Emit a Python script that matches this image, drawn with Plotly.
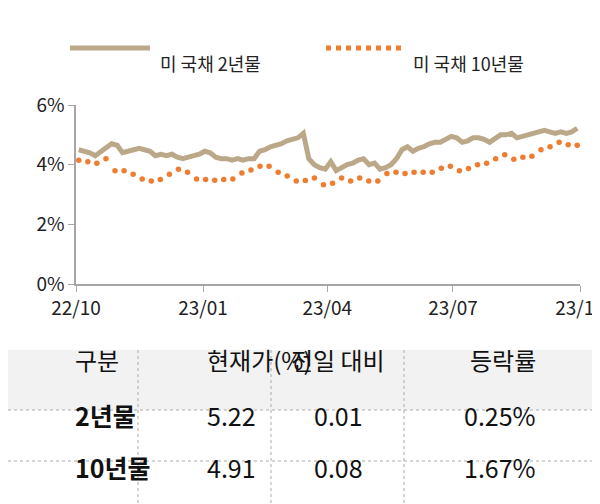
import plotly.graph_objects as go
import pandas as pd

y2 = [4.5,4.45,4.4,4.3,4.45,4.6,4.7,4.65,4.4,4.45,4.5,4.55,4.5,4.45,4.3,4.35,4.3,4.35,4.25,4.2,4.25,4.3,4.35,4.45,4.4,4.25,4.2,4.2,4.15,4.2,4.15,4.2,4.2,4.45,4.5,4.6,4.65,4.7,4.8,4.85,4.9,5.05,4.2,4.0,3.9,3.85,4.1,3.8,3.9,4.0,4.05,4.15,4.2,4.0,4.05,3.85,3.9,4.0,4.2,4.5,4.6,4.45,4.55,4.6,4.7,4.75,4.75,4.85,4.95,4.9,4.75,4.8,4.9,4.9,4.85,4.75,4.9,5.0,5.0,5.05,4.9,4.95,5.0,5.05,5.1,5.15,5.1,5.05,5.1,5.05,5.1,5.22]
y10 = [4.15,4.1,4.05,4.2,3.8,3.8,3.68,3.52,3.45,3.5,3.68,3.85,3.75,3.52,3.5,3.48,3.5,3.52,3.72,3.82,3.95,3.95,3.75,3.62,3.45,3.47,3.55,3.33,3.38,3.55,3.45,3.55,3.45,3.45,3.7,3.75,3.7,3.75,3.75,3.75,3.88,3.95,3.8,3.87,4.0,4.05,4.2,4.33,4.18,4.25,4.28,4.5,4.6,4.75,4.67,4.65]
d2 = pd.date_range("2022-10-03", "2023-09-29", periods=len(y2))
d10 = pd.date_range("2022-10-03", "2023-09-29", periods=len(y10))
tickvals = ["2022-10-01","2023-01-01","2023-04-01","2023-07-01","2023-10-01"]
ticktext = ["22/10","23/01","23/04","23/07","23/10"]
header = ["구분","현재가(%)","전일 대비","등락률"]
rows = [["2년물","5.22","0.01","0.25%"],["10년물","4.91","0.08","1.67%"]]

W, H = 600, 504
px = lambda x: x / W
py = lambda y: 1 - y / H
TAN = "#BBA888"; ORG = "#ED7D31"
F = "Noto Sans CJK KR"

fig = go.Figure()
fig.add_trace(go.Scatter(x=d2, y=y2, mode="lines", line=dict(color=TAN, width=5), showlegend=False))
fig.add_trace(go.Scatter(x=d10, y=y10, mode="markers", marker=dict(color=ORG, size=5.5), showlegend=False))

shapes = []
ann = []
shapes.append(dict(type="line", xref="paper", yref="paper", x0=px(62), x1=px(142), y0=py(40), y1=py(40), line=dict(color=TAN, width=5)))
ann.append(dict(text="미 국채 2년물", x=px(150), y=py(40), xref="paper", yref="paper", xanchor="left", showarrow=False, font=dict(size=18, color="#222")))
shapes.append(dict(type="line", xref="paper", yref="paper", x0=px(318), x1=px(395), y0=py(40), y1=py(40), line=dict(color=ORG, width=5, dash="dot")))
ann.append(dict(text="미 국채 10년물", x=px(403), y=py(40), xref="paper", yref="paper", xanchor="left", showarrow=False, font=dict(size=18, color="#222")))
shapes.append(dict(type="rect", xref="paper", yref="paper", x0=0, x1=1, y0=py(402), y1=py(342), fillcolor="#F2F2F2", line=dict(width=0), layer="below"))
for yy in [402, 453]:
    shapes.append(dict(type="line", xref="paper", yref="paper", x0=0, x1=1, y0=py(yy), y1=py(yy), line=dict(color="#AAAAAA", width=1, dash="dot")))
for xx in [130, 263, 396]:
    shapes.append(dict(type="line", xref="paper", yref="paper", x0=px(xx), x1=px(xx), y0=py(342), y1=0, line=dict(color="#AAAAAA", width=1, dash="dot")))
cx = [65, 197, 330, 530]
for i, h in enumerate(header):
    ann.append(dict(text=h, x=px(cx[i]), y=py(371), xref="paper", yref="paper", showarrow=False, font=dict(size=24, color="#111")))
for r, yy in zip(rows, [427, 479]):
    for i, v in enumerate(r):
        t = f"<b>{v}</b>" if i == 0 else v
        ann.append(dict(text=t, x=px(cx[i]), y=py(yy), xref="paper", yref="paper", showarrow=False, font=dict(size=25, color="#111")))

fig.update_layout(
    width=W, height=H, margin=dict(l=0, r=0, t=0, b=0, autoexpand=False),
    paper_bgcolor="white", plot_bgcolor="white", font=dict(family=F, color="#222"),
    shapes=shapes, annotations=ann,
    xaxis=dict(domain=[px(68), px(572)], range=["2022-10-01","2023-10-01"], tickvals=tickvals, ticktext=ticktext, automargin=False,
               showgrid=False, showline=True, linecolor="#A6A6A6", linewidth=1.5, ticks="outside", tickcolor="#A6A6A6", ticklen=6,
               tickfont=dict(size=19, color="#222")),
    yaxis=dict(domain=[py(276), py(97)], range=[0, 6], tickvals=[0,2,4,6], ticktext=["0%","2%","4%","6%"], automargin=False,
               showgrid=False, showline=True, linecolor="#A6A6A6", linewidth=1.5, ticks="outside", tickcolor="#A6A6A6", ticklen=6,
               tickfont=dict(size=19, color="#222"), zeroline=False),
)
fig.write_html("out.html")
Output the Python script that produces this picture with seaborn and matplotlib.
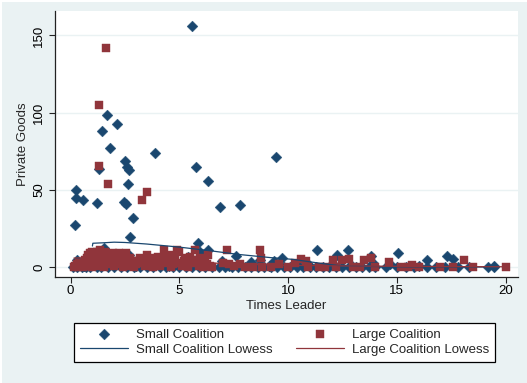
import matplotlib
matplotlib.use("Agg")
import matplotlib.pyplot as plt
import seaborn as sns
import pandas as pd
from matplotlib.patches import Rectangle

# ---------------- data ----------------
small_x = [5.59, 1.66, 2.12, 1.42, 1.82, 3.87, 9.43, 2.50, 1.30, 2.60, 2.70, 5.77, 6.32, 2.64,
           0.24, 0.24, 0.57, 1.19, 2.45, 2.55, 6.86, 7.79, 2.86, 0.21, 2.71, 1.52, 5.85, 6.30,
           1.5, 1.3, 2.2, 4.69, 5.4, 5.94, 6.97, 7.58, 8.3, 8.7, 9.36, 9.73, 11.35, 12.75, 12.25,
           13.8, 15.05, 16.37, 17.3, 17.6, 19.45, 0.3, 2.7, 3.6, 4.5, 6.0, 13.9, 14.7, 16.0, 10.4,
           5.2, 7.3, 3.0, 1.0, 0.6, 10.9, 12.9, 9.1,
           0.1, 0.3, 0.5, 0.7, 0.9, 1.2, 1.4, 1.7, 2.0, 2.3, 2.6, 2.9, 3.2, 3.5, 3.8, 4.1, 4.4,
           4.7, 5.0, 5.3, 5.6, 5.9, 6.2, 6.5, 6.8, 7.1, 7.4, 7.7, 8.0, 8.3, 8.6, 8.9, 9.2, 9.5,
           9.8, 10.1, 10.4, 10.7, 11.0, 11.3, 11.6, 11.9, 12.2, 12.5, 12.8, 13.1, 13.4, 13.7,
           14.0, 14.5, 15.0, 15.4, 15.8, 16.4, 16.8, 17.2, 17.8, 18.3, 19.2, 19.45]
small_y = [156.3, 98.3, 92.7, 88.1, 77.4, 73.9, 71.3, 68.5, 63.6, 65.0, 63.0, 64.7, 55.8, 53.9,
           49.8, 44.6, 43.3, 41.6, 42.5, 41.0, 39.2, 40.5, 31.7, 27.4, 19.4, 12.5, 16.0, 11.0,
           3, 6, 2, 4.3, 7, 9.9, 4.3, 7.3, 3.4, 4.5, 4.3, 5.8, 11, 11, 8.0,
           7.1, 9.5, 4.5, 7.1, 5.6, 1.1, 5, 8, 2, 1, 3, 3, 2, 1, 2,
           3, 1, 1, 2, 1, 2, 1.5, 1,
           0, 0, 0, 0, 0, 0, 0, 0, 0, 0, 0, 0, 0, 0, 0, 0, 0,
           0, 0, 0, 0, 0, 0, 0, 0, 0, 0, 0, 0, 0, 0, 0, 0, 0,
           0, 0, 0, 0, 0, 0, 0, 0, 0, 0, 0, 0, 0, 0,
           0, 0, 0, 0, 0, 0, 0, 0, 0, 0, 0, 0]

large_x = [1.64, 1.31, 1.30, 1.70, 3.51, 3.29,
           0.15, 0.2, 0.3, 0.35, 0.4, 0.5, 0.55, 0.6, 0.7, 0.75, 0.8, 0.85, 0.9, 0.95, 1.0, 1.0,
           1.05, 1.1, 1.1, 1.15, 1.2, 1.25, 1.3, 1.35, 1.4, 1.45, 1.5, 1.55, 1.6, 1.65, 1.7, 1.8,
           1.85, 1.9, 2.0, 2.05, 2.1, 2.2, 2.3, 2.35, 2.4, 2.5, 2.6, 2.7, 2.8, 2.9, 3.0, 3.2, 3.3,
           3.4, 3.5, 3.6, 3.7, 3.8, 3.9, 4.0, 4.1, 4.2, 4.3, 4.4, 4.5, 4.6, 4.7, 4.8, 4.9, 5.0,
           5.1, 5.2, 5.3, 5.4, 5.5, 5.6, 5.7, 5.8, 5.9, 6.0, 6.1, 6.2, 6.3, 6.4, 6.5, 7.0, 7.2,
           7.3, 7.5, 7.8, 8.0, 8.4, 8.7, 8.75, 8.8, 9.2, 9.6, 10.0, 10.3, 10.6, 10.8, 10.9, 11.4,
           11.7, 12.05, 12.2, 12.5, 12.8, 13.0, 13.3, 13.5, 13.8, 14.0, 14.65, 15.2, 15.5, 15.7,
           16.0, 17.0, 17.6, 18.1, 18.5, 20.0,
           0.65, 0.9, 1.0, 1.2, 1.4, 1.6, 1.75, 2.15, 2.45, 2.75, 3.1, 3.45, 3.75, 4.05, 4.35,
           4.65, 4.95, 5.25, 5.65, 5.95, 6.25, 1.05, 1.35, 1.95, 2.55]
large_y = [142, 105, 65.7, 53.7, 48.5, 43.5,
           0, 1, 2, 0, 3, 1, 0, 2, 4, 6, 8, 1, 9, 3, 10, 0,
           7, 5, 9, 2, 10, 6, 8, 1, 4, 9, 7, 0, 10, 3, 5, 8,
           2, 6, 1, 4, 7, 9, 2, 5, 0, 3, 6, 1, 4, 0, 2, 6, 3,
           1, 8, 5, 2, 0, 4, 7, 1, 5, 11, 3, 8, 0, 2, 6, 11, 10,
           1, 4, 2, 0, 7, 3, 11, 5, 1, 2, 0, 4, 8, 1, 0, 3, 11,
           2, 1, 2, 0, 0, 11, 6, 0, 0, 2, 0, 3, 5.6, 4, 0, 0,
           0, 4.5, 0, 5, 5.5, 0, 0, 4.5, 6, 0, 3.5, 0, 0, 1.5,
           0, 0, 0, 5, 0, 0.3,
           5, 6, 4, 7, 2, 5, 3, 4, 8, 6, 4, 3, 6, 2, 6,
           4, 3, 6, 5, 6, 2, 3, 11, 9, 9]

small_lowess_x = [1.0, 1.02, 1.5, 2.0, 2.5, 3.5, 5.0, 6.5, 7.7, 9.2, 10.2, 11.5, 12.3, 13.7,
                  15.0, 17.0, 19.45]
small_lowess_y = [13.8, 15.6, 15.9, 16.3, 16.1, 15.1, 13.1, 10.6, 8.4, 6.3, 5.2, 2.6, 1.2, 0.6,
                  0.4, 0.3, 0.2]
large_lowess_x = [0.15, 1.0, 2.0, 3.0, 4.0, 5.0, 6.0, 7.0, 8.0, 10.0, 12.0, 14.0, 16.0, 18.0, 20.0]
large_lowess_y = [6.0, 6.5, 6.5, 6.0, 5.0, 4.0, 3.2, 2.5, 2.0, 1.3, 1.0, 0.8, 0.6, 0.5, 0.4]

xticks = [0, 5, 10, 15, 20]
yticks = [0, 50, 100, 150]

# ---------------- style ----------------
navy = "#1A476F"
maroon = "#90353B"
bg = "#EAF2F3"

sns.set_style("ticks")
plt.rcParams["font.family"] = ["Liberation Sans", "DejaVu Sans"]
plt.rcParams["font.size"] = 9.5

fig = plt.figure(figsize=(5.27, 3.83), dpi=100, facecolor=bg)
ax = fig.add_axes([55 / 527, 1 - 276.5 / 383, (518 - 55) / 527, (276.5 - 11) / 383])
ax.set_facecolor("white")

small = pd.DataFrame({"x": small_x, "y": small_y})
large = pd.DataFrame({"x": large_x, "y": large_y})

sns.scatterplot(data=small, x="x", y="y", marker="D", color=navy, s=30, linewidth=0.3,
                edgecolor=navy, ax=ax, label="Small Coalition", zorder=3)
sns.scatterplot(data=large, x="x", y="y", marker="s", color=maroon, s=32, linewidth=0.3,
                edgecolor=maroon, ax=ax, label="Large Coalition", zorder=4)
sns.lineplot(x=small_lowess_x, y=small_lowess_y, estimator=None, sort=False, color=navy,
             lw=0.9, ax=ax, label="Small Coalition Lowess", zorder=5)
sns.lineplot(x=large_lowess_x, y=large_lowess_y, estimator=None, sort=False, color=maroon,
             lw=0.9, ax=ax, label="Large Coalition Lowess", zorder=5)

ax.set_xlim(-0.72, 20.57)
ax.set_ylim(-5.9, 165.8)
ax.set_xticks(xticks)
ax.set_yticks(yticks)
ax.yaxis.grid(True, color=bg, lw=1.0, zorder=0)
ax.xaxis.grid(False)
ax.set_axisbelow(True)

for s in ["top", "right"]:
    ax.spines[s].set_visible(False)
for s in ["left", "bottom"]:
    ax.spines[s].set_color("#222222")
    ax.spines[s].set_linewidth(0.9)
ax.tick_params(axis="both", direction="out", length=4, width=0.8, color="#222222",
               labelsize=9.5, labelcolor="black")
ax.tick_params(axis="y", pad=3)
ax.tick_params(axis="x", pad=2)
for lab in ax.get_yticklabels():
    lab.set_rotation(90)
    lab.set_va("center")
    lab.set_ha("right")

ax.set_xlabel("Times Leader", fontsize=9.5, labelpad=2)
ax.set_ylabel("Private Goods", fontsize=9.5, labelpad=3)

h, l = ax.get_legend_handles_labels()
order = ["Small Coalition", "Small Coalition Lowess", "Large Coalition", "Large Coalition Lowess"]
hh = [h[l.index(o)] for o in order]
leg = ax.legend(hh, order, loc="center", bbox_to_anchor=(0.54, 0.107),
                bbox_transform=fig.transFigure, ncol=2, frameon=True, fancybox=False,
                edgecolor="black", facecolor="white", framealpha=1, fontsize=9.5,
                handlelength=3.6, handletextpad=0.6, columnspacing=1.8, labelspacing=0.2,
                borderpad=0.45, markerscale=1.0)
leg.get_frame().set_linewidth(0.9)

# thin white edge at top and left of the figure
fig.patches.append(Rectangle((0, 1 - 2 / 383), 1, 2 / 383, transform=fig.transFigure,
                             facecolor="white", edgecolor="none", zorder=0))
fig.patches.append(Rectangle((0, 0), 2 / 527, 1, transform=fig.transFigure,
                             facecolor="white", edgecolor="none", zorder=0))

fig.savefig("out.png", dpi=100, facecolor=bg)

○ ○ ○ ○

## [WHAT TO PRODUCE]
Exactly as written, repeat the lines from the beginning of the entries up to and including the line with "marker=dict(color=ORG, size=5.5), showlegend=False))", but not the pictures.

## [COMPLETE ANSWER]
Emit a Python script that matches this image, drawn with Plotly.
import plotly.graph_objects as go
import pandas as pd

y2 = [4.5,4.45,4.4,4.3,4.45,4.6,4.7,4.65,4.4,4.45,4.5,4.55,4.5,4.45,4.3,4.35,4.3,4.35,4.25,4.2,4.25,4.3,4.35,4.45,4.4,4.25,4.2,4.2,4.15,4.2,4.15,4.2,4.2,4.45,4.5,4.6,4.65,4.7,4.8,4.85,4.9,5.05,4.2,4.0,3.9,3.85,4.1,3.8,3.9,4.0,4.05,4.15,4.2,4.0,4.05,3.85,3.9,4.0,4.2,4.5,4.6,4.45,4.55,4.6,4.7,4.75,4.75,4.85,4.95,4.9,4.75,4.8,4.9,4.9,4.85,4.75,4.9,5.0,5.0,5.05,4.9,4.95,5.0,5.05,5.1,5.15,5.1,5.05,5.1,5.05,5.1,5.22]
y10 = [4.15,4.1,4.05,4.2,3.8,3.8,3.68,3.52,3.45,3.5,3.68,3.85,3.75,3.52,3.5,3.48,3.5,3.52,3.72,3.82,3.95,3.95,3.75,3.62,3.45,3.47,3.55,3.33,3.38,3.55,3.45,3.55,3.45,3.45,3.7,3.75,3.7,3.75,3.75,3.75,3.88,3.95,3.8,3.87,4.0,4.05,4.2,4.33,4.18,4.25,4.28,4.5,4.6,4.75,4.67,4.65]
d2 = pd.date_range("2022-10-03", "2023-09-29", periods=len(y2))
d10 = pd.date_range("2022-10-03", "2023-09-29", periods=len(y10))
tickvals = ["2022-10-01","2023-01-01","2023-04-01","2023-07-01","2023-10-01"]
ticktext = ["22/10","23/01","23/04","23/07","23/10"]
header = ["구분","현재가(%)","전일 대비","등락률"]
rows = [["2년물","5.22","0.01","0.25%"],["10년물","4.91","0.08","1.67%"]]

W, H = 600, 504
px = lambda x: x / W
py = lambda y: 1 - y / H
TAN = "#BBA888"; ORG = "#ED7D31"
F = "Noto Sans CJK KR"

fig = go.Figure()
fig.add_trace(go.Scatter(x=d2, y=y2, mode="lines", line=dict(color=TAN, width=5), showlegend=False))
fig.add_trace(go.Scatter(x=d10, y=y10, mode="markers", marker=dict(color=ORG, size=5.5), showlegend=False))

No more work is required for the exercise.